External Affairs refers to the relationships Guam has with regional and international actors. This can include matters of immigration, trade, and Guam’s participation in international organizations.
The Government of Guam does not have the ability to establish relationships or make agreements with governments in the region or internationally. This is because all external affairs of the territory of Guam are controlled by the United States. This also means that Guam is implicated in all of the United States’ external affairs.
About External Affairs in Guam
As a non self-governing territory under the administering power of the United States, Guam does not have a seat in international organizations like the United Nations nor does the government have the power to enter into treaty agreements with other countries. To the international community, Guam is part of the United States although U.S. domestic law says otherwise. Guam’s status limits the platforms on which the people can present critical issues facing the island like climate change, immigration, and indigenous rights to the regional and international community. As a result of Guam’s lack of control over external affairs, decisions surrounding matters such as reunification with the Northern Mariana Islands requires Congressional approval.
Did You Know
The power delegated to the U.S. president cannot be halted in treating “Guam as a closed port with respect to the vessels and aircraft of foreign nations.” (Organic Act of Guam)
In furtherance of an agreement with the Government of Japan, the DON plans to relocate 5,000 USMC personnel and 1,300 dependents from Okinawa to Guam. (Reinitiation of the 2015 Biological Opinion on the Department of the Navy’s Relocation of U.S. Marine Corps from Okinawa to Guam and Associated Activities on Guam, 2016)
The “Guam Buildup [will] transform Guam…the westernmost sovereign [sic] territory of the United States, into a hub for security activities in the region,” intended to “deter and defeat” regional aggressors.

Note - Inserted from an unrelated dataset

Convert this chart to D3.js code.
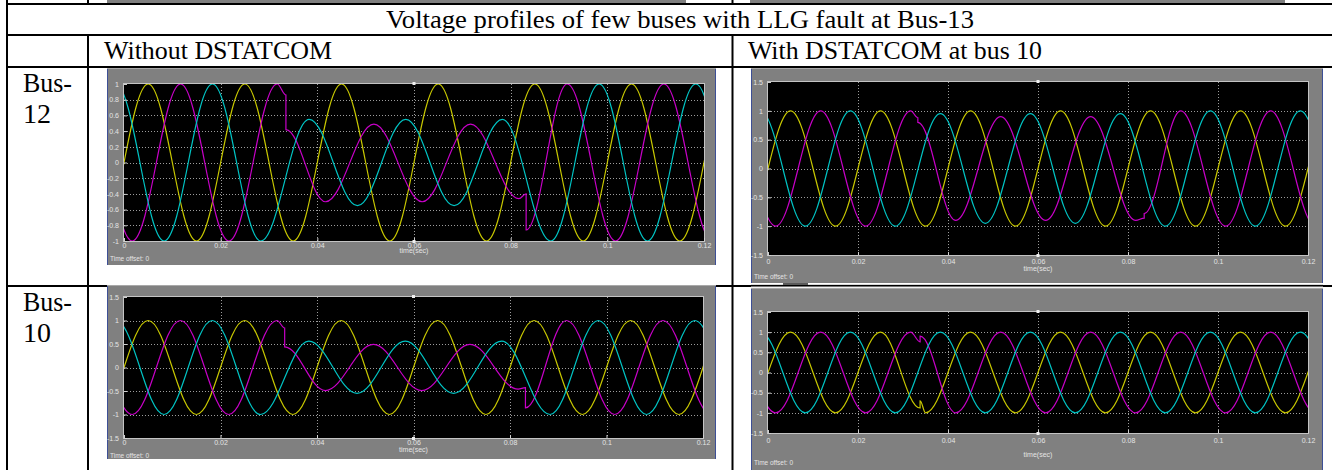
<!DOCTYPE html>
<html>
<head>
<meta charset="utf-8">
<script src="https://cdn.jsdelivr.net/npm/d3@7"></script>
<style>
html, body { margin: 0; padding: 0; background: #fff; }
svg { display: block; }
</style>
</head>
<body>
<svg id="chart" width="1332" height="470"></svg>
<script>
// table texts
var headerTitle = "Voltage profiles of few buses with LLG fault at Bus-13";
var columnTitles = ["Without DSTATCOM", "With DSTATCOM at bus 10"];
var rowTitles = [["Bus-", "12"], ["Bus-", "10"]];

// scope axes
var xTicks = [0, 0.02, 0.04, 0.06, 0.08, 0.1, 0.12];
var xTickLabels = ["0", "0.02", "0.04", "0.06", "0.08", "0.1", "0.12"];
var yTicksFine = [1, 0.8, 0.6, 0.4, 0.2, 0, -0.2, -0.4, -0.6, -0.8, -1];
var yTickLabelsFine = ["1", "0.8", "0.6", "0.4", "0.2", "0", "-0.2", "-0.4", "-0.6", "-0.8", "-1"];
var yTicksWide = [1.5, 1, 0.5, 0, -0.5, -1, -1.5];
var yTickLabelsWide = ["1.5", "1", "0.5", "0", "-0.5", "-1", "-1.5"];

// times of the peaks and troughs of each phase (s)
var yellowTimes  = [-0.005, 0.005, 0.015, 0.025, 0.035, 0.045, 0.055, 0.065, 0.075, 0.085, 0.095, 0.105, 0.115, 0.125];
var magentaTimes = [-0.0083, 0.0017, 0.0117, 0.0217, 0.0317, 0.0417, 0.0517, 0.0617, 0.0717, 0.0817, 0.0917, 0.1017, 0.1117, 0.1217];
var cyanTimes    = [-0.0017, 0.0083, 0.0183, 0.0283, 0.0383, 0.0483, 0.0583, 0.0683, 0.0783, 0.0883, 0.0983, 0.1083, 0.1183, 0.1283];

// Bus-12, without DSTATCOM (peak values, pu)
var yellowA  = [-1, 1, -1, 1, -1, 1, -1, 1, -1, 1, -1, 1, -1, 1];
var magentaA = [1, -1, 1, -1, 1, -0.5, 0.49, -0.5, 0.49, -0.46, 1, -1, 1, -1];
var cyanA    = [1, -1, 1, -1, 0.55, -0.55, 0.55, -0.55, 0.55, -1, 1, -1, 1, -1];
var magentaStepsA = [[0.0335, 0.86, 0.42], [0.0832, -0.4, -0.86]];   // [t, before, after]

// Bus-12, with DSTATCOM at bus 10
var yellowB  = [-1, 1, -1, 1, -1, 1, -1, 1, -1, 1, -1, 1, -1, 1];
var magentaB = [1, -1, 1, -1, 1, -0.9, 0.9, -0.9, 0.9, -0.9, 1, -1, 1, -1];
var cyanB    = [1, -1, 1, -1, 0.95, -0.95, 0.95, -0.95, 0.95, -1, 1, -1, 1, -1];
var magentaStepsB = [[0.0333, 0.88, 0.8], [0.0836, -0.86, -0.78]];

// Bus-10, without DSTATCOM
var yellowC  = [-1, 1, -1, 1, -1, 1, -1, 1, -1, 1, -1, 1, -1, 1];
var magentaC = [1, -1, 1, -1, 1, -0.49, 0.49, -0.49, 0.49, -0.46, 1, -1, 1, -1];
var cyanC    = [1, -1, 1, -1, 0.56, -0.55, 0.56, -0.55, 0.56, -1, 1, -1, 1, -1];
var magentaStepsC = [[0.0333, 0.84, 0.44], [0.0832, -0.43, -0.86]];

// Bus-10, with DSTATCOM at bus 10
var yellowD  = [-1, 1, -1, 1, -1, 1, -1, 1, -1, 1, -1, 1, -1, 1];
var magentaD = [1, -1, 1, -1, 1, -1, 1, -1, 1, -1, 1, -1, 1, -1];
var cyanD    = [1, -1, 1, -1, 1, -1, 1, -1, 1, -1, 1, -1, 1, -1];
var magentaStepsD = [[0.0338, 0.76, 0.9]];
var yellowStepsD  = [[0.0338, -0.88, -0.7]];

var phaseColors = { yellow: "#c8c800", magenta: "#c800c8", cyan: "#00c4c4" };

var svg = d3.select("#chart");

// curve going from one extremum to the next like half a cosine
function curveHalfCos(context) {
  var x0, y0, started;
  return {
    areaStart: function() {}, areaEnd: function() {},
    lineStart: function() { started = false; },
    lineEnd: function() {},
    point: function(x, y) {
      x = +x; y = +y;
      if (!started) { context.moveTo(x, y); started = true; }
      else {
        var k = (x - x0) * 0.3642;
        context.bezierCurveTo(x0 + k, y0, x - k, y, x, y);
      }
      x0 = x; y0 = y;
    }
  };
}

function buildSeries(times, values, steps) {
  var pts = times.map(function(t, i) { return { t: t, v: values[i], k: 0 }; });
  (steps || []).forEach(function(s) {
    pts.push({ t: s[0], v: s[1], k: 1 }, { t: s[0], v: s[2], k: 2 });
  });
  return pts.sort(function(a, b) { return a.t - b.t || a.k - b.k; });
}

// ---- the table ----
var tbl = svg.append("g").attr("stroke", "#000").attr("stroke-width", 2);
[[7, 0, 7, 470], [88, 0, 88, 4], [88, 35, 88, 470], [732.5, 0, 732.5, 4], [732.5, 35, 732.5, 470],
 [6, 4, 1332, 4], [6, 35, 1332, 35], [6, 67, 1332, 67], [6, 286, 1332, 286]].forEach(function(l) {
  tbl.append("line").attr("x1", l[0]).attr("y1", l[1]).attr("x2", l[2]).attr("y2", l[3]);
});

// bottom of the images in the row above
svg.append("rect").attr("x", 107).attr("y", 0).attr("width", 579).attr("height", 3).attr("fill", "#808080");
svg.append("rect").attr("x", 750).attr("y", 0).attr("width", 535).attr("height", 3).attr("fill", "#808080");

var serif = "'Liberation Serif', 'Times New Roman', serif";
function cellText(str, x, y, len, size) {
  svg.append("text").attr("x", x).attr("y", y)
    .attr("font-family", serif).attr("font-size", size)
    .attr("textLength", len).attr("lengthAdjust", "spacingAndGlyphs")
    .text(str);
}
cellText(headerTitle, 386, 28, 588, 25.5);
cellText(columnTitles[0], 104, 59, 228, 25.5);
cellText(columnTitles[1], 748, 59, 294, 25.5);
cellText(rowTitles[0][0], 23, 92, 49, 26.5);
cellText(rowTitles[0][1], 23, 123, 28, 26.5);
cellText(rowTitles[1][0], 23, 311, 49, 26.5);
cellText(rowTitles[1][1], 23, 342, 28, 26.5);

// ---- the four scope pictures ----
var panels = [
  { id: "a", frame: [107, 68, 716, 265], plot: [124, 84, 704, 241], yDomain: [-1, 1],
    yTicks: yTicksFine, yLabels: yTickLabelsFine, xPad: 2, timeY: 253, offsetY: 261,
    traces: [["yellow", yellowTimes, yellowA], ["magenta", magentaTimes, magentaA, magentaStepsA], ["cyan", cyanTimes, cyanA]] },
  { id: "b", frame: [751, 68, 1323, 283], plot: [768, 82, 1308, 255], yDomain: [-1.5, 1.5],
    yTicks: yTicksWide, yLabels: yTickLabelsWide, xPad: 4, timeY: 271, offsetY: 279,
    traces: [["yellow", yellowTimes, yellowB], ["magenta", magentaTimes, magentaB, magentaStepsB], ["cyan", cyanTimes, cyanB]] },
  { id: "c", frame: [107, 285, 716, 459], plot: [124, 297, 703, 438], yDomain: [-1.5, 1.5],
    yTicks: yTicksWide, yLabels: yTickLabelsWide, xPad: 2, timeY: 452, offsetY: 458,
    traces: [["yellow", yellowTimes, yellowC], ["magenta", magentaTimes, magentaC, magentaStepsC], ["cyan", cyanTimes, cyanC]] },
  { id: "d", frame: [751, 288, 1323, 470], plot: [768, 312, 1308, 433], yDomain: [-1.5, 1.5],
    yTicks: yTicksWide, yLabels: yTickLabelsWide, xPad: 5, timeY: 457, offsetY: 465,
    traces: [["yellow", yellowTimes, yellowD, yellowStepsD], ["magenta", magentaTimes, magentaD, magentaStepsD], ["cyan", cyanTimes, cyanD]] }
];

var sans = "'Liberation Sans', Arial, sans-serif";

panels.forEach(function(p) {
  var g = svg.append("g");
  var f = p.frame, b = p.plot;

  g.append("rect").attr("x", f[0]).attr("y", f[1]).attr("width", f[2] - f[0]).attr("height", f[3] - f[1]).attr("fill", "#808080");
  g.append("line").attr("x1", f[0] + 0.5).attr("x2", f[0] + 0.5).attr("y1", f[1]).attr("y2", f[3]).attr("stroke", "#3d4f96");
  g.append("line").attr("x1", f[2] - 0.5).attr("x2", f[2] - 0.5).attr("y1", f[1]).attr("y2", f[3]).attr("stroke", "#3d4f96");
  g.append("line").attr("x1", f[0]).attr("x2", f[2]).attr("y1", f[1] + 0.5).attr("y2", f[1] + 0.5).attr("stroke", "#a8a8a8");

  var x = d3.scaleLinear().domain([0, 0.12]).range([b[0], b[2]]);
  var y = d3.scaleLinear().domain(p.yDomain).range([b[3], b[1]]);

  g.append("rect").attr("x", b[0]).attr("y", b[1]).attr("width", b[2] - b[0]).attr("height", b[3] - b[1]).attr("fill", "#000");

  // dotted grid
  g.selectAll(".vg").data(xTicks.slice(1, -1)).join("line")
    .attr("x1", function(d) { return Math.round(x(d)) + 0.5; }).attr("x2", function(d) { return Math.round(x(d)) + 0.5; })
    .attr("y1", b[1]).attr("y2", b[3])
    .attr("stroke", "#9c9c9c").attr("stroke-dasharray", "1,2");
  g.selectAll(".hg").data(p.yTicks.slice(1, -1)).join("line")
    .attr("y1", function(d) { return Math.round(y(d)) + 0.5; }).attr("y2", function(d) { return Math.round(y(d)) + 0.5; })
    .attr("x1", b[0]).attr("x2", b[2])
    .attr("stroke", "#9c9c9c").attr("stroke-dasharray", "1,2");

  // traces
  g.append("clipPath").attr("id", "clip-" + p.id).append("rect")
    .attr("x", b[0]).attr("y", b[1]).attr("width", b[2] - b[0]).attr("height", b[3] - b[1]);
  var line = d3.line().x(function(d) { return x(d.t); }).y(function(d) { return y(d.v); }).curve(curveHalfCos);
  var tg = g.append("g").attr("clip-path", "url(#clip-" + p.id + ")");
  p.traces.forEach(function(tr) {
    tg.append("path").datum(buildSeries(tr[1], tr[2], tr[3]))
      .attr("d", line).attr("fill", "none")
      .attr("stroke", phaseColors[tr[0]]).attr("stroke-width", 1.2);
  });

  // axes box
  g.append("rect").attr("x", b[0] - 0.5).attr("y", b[1] - 0.5).attr("width", b[2] - b[0] + 1).attr("height", b[3] - b[1] + 1)
    .attr("fill", "none").attr("stroke", "#c4c4c4");

  var ax = g.append("g").attr("transform", "translate(0," + b[3] + ")")
    .call(d3.axisBottom(x).tickValues(xTicks).tickFormat(function(d, i) { return xTickLabels[i]; }).tickSize(-3).tickPadding(p.xPad));
  var ay = g.append("g").attr("transform", "translate(" + b[0] + ",0)")
    .call(d3.axisLeft(y).tickValues(p.yTicks).tickFormat(function(d, i) { return p.yLabels[i]; }).tickSize(-3).tickPadding(5));
  [ax, ay].forEach(function(a) {
    a.attr("font-family", sans).attr("font-size", 7);
    a.select(".domain").remove();
    a.selectAll("line").attr("stroke", "#d0d0d0");
    a.selectAll("text").attr("fill", "#e4e4e4");
  });

  // cursor marks at 0.06
  g.append("rect").attr("x", x(0.06) - 1.5).attr("y", b[1] - 2).attr("width", 3).attr("height", 3).attr("fill", "#f0f0f0");
  g.append("rect").attr("x", x(0.06) - 1.5).attr("y", b[3] - 1).attr("width", 3).attr("height", 3).attr("fill", "#f0f0f0");

  g.append("text").attr("x", (b[0] + b[2]) / 2).attr("y", p.timeY).attr("text-anchor", "middle")
    .attr("font-family", sans).attr("font-size", 7).attr("fill", "#e4e4e4").text("time(sec)");
  g.append("text").attr("x", f[0] + 3).attr("y", p.offsetY)
    .attr("font-family", sans).attr("font-size", 6.5).attr("fill", "#e4e4e4").text("Time offset:  0");
});

// status strip under the upper right scope
svg.append("line").attr("x1", 751).attr("x2", 1323).attr("y1", 284.5).attr("y2", 284.5).attr("stroke", "#d8d8d8");
svg.append("line").attr("x1", 751).attr("x2", 1323).attr("y1", 287).attr("y2", 287).attr("stroke", "#e6e6e6");
svg.append("rect").attr("x", 783).attr("y", 283).attr("width", 25).attr("height", 2).attr("fill", "#5a5a5a");
</script>
</body>
</html>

Guam will be ground zero for mega-militarization in the Pacific and beyond. (Koohan Paik, “Living at the ‘Tip of the Spear,’” in The Nation, May 2010)
The overarching purpose of the proposed action [on the military relocation] is to meet international agreement and treaty requirements and to fulfill U.S. national security policy requirements to provide mutual defense, deter aggression, and dissuade coercion in the Western Pacific Region. (Record of decision for the final supplemental environmental impact statement for Guam and the Commonwealth of the Northern Mariana Islands military relocation)
Guam maintains observer status rather than member status in the Pacific Islands Forum because it is a territory of the United States.